Excerpts from Bernadette Murphy's review of TEACHING LIFE: LETTERS FROM A LIFE IN LITERATURE - LOS ANGELES TIMES, April 29, 2008 (reprinted Chicago Tribune, Baltimore Sun, Orlando Sentinel, and others)
BOOK REVIEW
'Teaching Life' by Dale Salwak
A life immersed in literature and teaching.
By Bernadette Murphy, Special to The Times
April 29, 2008
"After 35 years in the trenches as an English professor at Citrus College in Glendora, author Dale Salwak has learned a few things. In his latest book, "Teaching Life," he assembles an epistolary memoir intended as a guiding light to neophyte academics.

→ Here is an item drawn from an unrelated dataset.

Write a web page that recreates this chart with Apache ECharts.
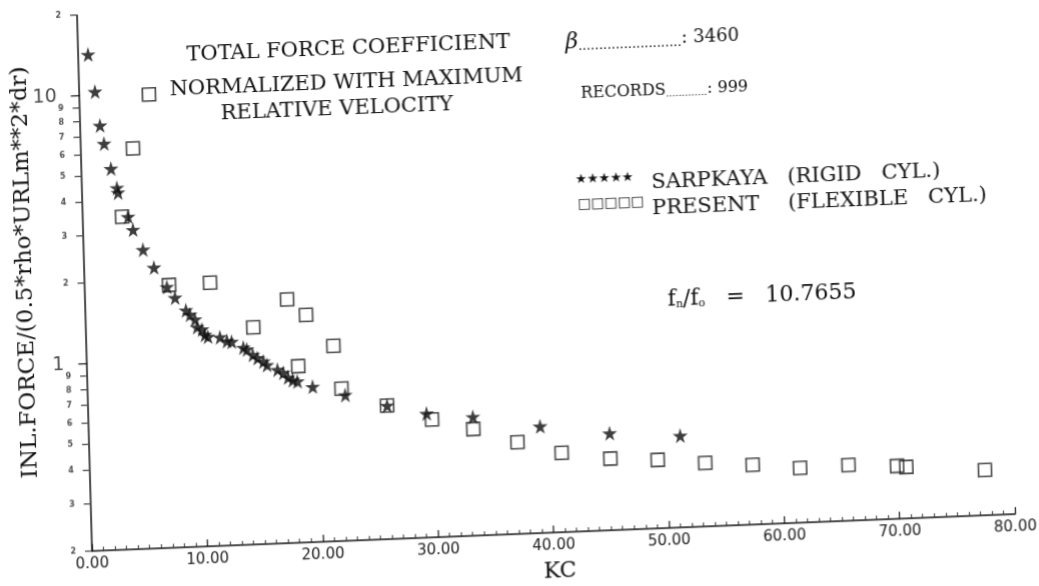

"The letters are all addressed to "Kelly," the pseudonym Salwak has given to a student who died in a 1978 car accident en route to a meeting with him. But "Kelly" is really a composite of all the students he's ever taught who have expressed a desire to become English professors. In heartfelt missives, he responds to Kelly's imagined queries for advice and direction as she undertakes her early teaching years with the wisdom he's gleaned during decades in the classroom.
"The memoir's tone is a cross between that of a grandfather passing along life lessons to a granddaughter and that of a minister reminding his flock about the purpose and importance of their lives. This ministerial voice firmly believes in the almost sacred role played by college professors and conveys Salwak's immense passion and reverence for the vocation.
"It's clear that Salwak sees the English professor's role as crucial in helping to keep our humanity alive and our civilization thriving. His devotion shines through in the hands-on chapters, in which he imparts concrete suggestions, including advice on lecturing and the use of technology in the classroom, as well as specific methods of getting students to interact and become engaged with the material at hand. . . .
"Salwak's description of the exhaustive preparation he undertakes before teaching a new class shows how seriously he takes his profession; implicit is the fact that he would hold "Kelly" and all others to the same rigorous standards. . . .
"[Teaching Life] has much to offer prospective English professors, particularly Salwak's passionate belief in the power of education to shape lives in countless, important ways, and the consecrated role of professors to call their students to their higher selves. 'Teach as if your life (and theirs) depends upon it,' he writes, 'because it does'."